02-02-2000, 04:36 AM
I have same feeling and I work in oil! I wouldn't be able to work with watercolor I think. A tip; check out the software called Painter http://www.painter6.com/ it is a natural media painting program and it includes watercolor, so if you want to do "what if" with some distinct water color techniques this may be the thing for you.
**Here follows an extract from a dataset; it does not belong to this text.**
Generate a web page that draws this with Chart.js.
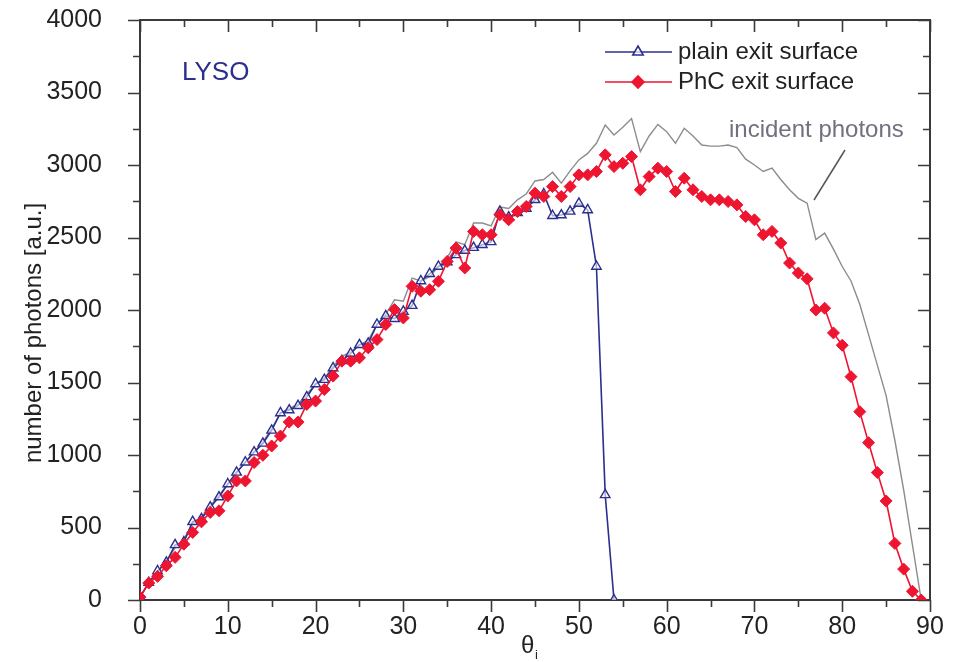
<!DOCTYPE html>
<html>
<head>
<meta charset="utf-8">
<script src="https://cdn.jsdelivr.net/npm/chart.js@4.4.1/dist/chart.umd.min.js"></script>
<style>
  html, body { margin: 0; padding: 0; background: #fff; }
  #wrap { width: 959px; height: 662px; }
</style>
</head>
<body>
<div id="wrap"><canvas id="ctx_lyso" width="959" height="662"></canvas></div>
<script>
// angles of incidence (deg)
const angles = [0,1,2,3,4,5,6,7,8,9,10,11,12,13,14,15,16,17,18,19,20,21,22,23,24,25,26,27,28,29,
  30,31,32,33,34,35,36,37,38,39,40,41,42,43,44,45,46,47,48,49,50,51,52,53,54,55,56,57,58,59,
  60,61,62,63,64,65,66,67,68,69,70,71,72,73,74,75,76,77,78,79,80,81,82,83,84,85,86,87,88,89]

// incident photons (grey line)
const incident = [20,120,190,270,360,420,530,570,650,720,800,880,950,1020,1090,1180,1290,1320,1350,1420,
  1490,1530,1610,1680,1710,1760,1790,1900,1970,2070,2060,2220,2200,2230,2300,2360,2470,2450,2600,2600,
  2580,2710,2700,2760,2800,2890,2900,2950,2875,2960,3035,3080,3150,3276,3207,3260,3320,3092,3200,3280,
  3230,3150,3253,3200,3138,3130,3130,3138,3120,3040,3000,2955,2978,2900,2830,2770,2737,2485,2530,2420,
  2300,2200,2040,1830,1620,1410,1100,760,380,0]

// plain exit surface (0..54 deg)
const plain = [20,120,200,260,380,400,540,560,640,710,800,880,950,1020,1080,1170,1290,1310,1340,1400,
  1490,1520,1600,1650,1700,1760,1770,1900,1960,1940,1990,2030,2200,2250,2300,2330,2380,2410,2430,2450,
  2470,2680,2640,2670,2700,2760,2800,2650,2655,2680,2735,2690,2300,725,0]

// PhC exit surface
const phc = [20,117,163,236,294,385,466,539,604,615,718,821,821,948,998,1062,1131,1227,1227,1349,
  1372,1452,1544,1647,1647,1670,1739,1796,1900,2003,1945,2163,2129,2140,2198,2335,2427,2290,2542,2519,
  2519,2657,2622,2679,2714,2806,2783,2851,2783,2851,2932,2932,2955,3070,2989,3012,3058,2829,2920,2978,
  2955,2817,2909,2829,2783,2760,2760,2748,2725,2645,2622,2519,2542,2462,2324,2255,2215,2000,2012,1842,
  1757,1540,1299,1085,879,683,390,213,60,0]

const xTicks = [0,10,20,30,40,50,60,70,80,90]
const yTicks = [0,500,1000,1500,2000,2500,3000,3500,4000]

const FONT = '"Liberation Sans", Arial, sans-serif'
const BLUE = '#2b2f8e'
const RED = '#ee1531'
const GREY = '#8c8c8c'

const pts = (ys) => ys.map((v, i) => ({ x: angles[i], y: v }))

// frame, tick marks, titles, legend, annotation
const decor = {
  id: 'decor',
  beforeDatasetsDraw(chart) {
    const c = chart.ctx, a = chart.chartArea
    const xs = chart.scales.x, ys = chart.scales.y
    c.save()
    c.strokeStyle = '#3a3a3a'
    c.lineWidth = 2
    c.strokeRect(a.left, a.top, a.right - a.left, a.bottom - a.top)
    c.lineWidth = 1.6
    c.beginPath()
    for (let v = 0; v <= 90; v += 5) {
      const px = Math.round(xs.getPixelForValue(v)) + 0.5
      const L = v % 10 === 0 ? 12 : 7
      c.moveTo(px, a.bottom); c.lineTo(px, a.bottom + L)
      c.moveTo(px, a.top); c.lineTo(px, a.top + L)
    }
    for (let v = 0; v <= 4000; v += 250) {
      const py = Math.round(ys.getPixelForValue(v)) + 0.5
      const L = v % 500 === 0 ? 12 : 7
      c.moveTo(a.left, py); c.lineTo(a.left - L, py)
      c.moveTo(a.right, py); c.lineTo(a.right - L, py)
    }
    c.stroke()
    c.restore()
  },
  afterDraw(chart) {
    const c = chart.ctx
    c.save()
    c.fillStyle = '#222'
    c.textBaseline = 'middle'

    // y title
    c.save()
    c.translate(34, 333)
    c.rotate(-Math.PI / 2)
    c.textAlign = 'center'
    c.font = '24px ' + FONT
    c.fillText('number of photons [a.u.]', 0, 0)
    c.restore()

    // x title  θ_i
    c.textAlign = 'left'
    c.font = '24px ' + FONT
    c.fillText('θ', 521, 646)
    c.font = '13px ' + FONT
    c.fillText('i', 535, 655)

    // LYSO
    c.fillStyle = BLUE
    c.font = '26px ' + FONT
    c.fillText('LYSO', 182, 73)

    // legend
    const items = [
      { text: 'plain exit surface', color: BLUE, style: 'triangle', fill: 'rgba(255,255,255,0.7)', y: 52 },
      { text: 'PhC exit surface', color: RED, style: 'rectRot', fill: RED, y: 82 }
    ]
    items.forEach(it => {
      c.strokeStyle = it.color
      c.lineWidth = 1.6
      c.beginPath(); c.moveTo(605, it.y); c.lineTo(672, it.y); c.stroke()
      c.fillStyle = it.fill
      Chart.helpers.drawPoint(c, { pointStyle: it.style, radius: 6, borderWidth: 1.5 }, 638, it.y)
      c.fillStyle = '#222'
      c.font = '24px ' + FONT
      c.fillText(it.text, 678, it.y)
    })

    // incident photons label + pointer
    c.fillStyle = '#707080'
    c.font = '24px ' + FONT
    c.fillText('incident photons', 729, 130)
    c.strokeStyle = '#555'
    c.lineWidth = 1.5
    c.beginPath(); c.moveTo(845, 150); c.lineTo(814, 200); c.stroke()
    c.restore()
  }
}

new Chart(document.getElementById('ctx_lyso').getContext('2d'), {
  type: 'line',
  data: {
    datasets: [
      {
        label: 'PhC exit surface',
        data: pts(phc),
        borderColor: RED,
        backgroundColor: RED,
        borderWidth: 1.6,
        pointStyle: 'rectRot',
        pointRadius: 6,
        pointBorderWidth: 1,
        pointBackgroundColor: RED,
        pointBorderColor: RED,
        tension: 0,
        order: 0
      },
      {
        label: 'plain exit surface',
        data: pts(plain),
        borderColor: BLUE,
        borderWidth: 1.6,
        pointStyle: 'triangle',
        pointRadius: 5.5,
        pointBorderWidth: 1.4,
        pointBackgroundColor: 'rgba(255,255,255,0.6)',
        pointBorderColor: BLUE,
        tension: 0,
        order: 1
      },
      {
        label: 'incident photons',
        data: pts(incident),
        borderColor: GREY,
        borderWidth: 1.4,
        pointRadius: 0,
        tension: 0,
        order: 2
      }
    ]
  },
  options: {
    responsive: false,
    animation: false,
    layout: { padding: { left: 0, right: 29, top: 20, bottom: 0 } },
    plugins: {
      legend: { display: false },
      tooltip: { enabled: false }
    },
    scales: {
      x: {
        type: 'linear',
        min: 0,
        max: 90,
        afterBuildTicks: (s) => { s.ticks = xTicks.map(v => ({ value: v })) },
        afterFit: (s) => { s.height = 62; s.paddingLeft = 0; s.paddingRight = 0 },
        grid: { display: false, drawTicks: false },
        border: { display: false },
        ticks: {
          padding: 12, color: '#222', font: { family: FONT, size: 25 }, maxRotation: 0,
          callback: (v) => String(v)
        }
      },
      y: {
        type: 'linear',
        min: 0,
        max: 4000,
        afterBuildTicks: (s) => { s.ticks = yTicks.map(v => ({ value: v })) },
        afterFit: (s) => { s.width = 140; s.paddingTop = 0; s.paddingBottom = 0 },
        grid: { display: false, drawTicks: false },
        border: { display: false },
        ticks: {
          padding: 38, color: '#222', font: { family: FONT, size: 25 },
          callback: (v) => String(v)
        }
      }
    }
  },
  plugins: [decor]
})
</script>
</body>
</html>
Visit my homepage at Artistnation (link works now) (http://www.artistnation.com/members/paris/henrik)

02-02-2000, 06:13 AM
hi Phyllis
I have done a fair ammount of work in H2o's ..I think the image looks like it has enough darks..cant usually go as dark as you would with oils..but the ultramrine + umber or sienna makes a good black..I like prussian with either of the browns but it is highly staining..
someone mentioned a definite light source..good idea..this would direct the shadows under the corn one way or another..it could be the digital copy on the computer but you seem to have detail in the leaves, not so much in the corn?..the corn is "closer" to the viewer..should have at least some rows or areas of kernals distinct in the brown ones too..another idea would be to continue the leaves with approx the same clairity on to the bottom of the page, this would help with the floating aspect of the subject..your wash at the top is fine

nice painting http://www.wetcanvas.com/ubb/smile.gif

Phyllis Rennie
02-02-2000, 08:30 PM
Hmmm--I think I'll have to spend some time looking at the original. I never noticed any "floating". My oldest son once said it looked like it was "laying on top of rotting leaves"! Most of them are lost in the digital.

Phyllis Rennie
02-02-2000, 08:33 PM
Hmmm--I think I'll have to spend some time looking at the original. I never noticed any "floating". My oldest son once said it looked like it was "laying on top of rotting leaves"! Most of them are lost in the digital.

[This message has been edited by Phyllis Rennie (edited February 02, 2000).]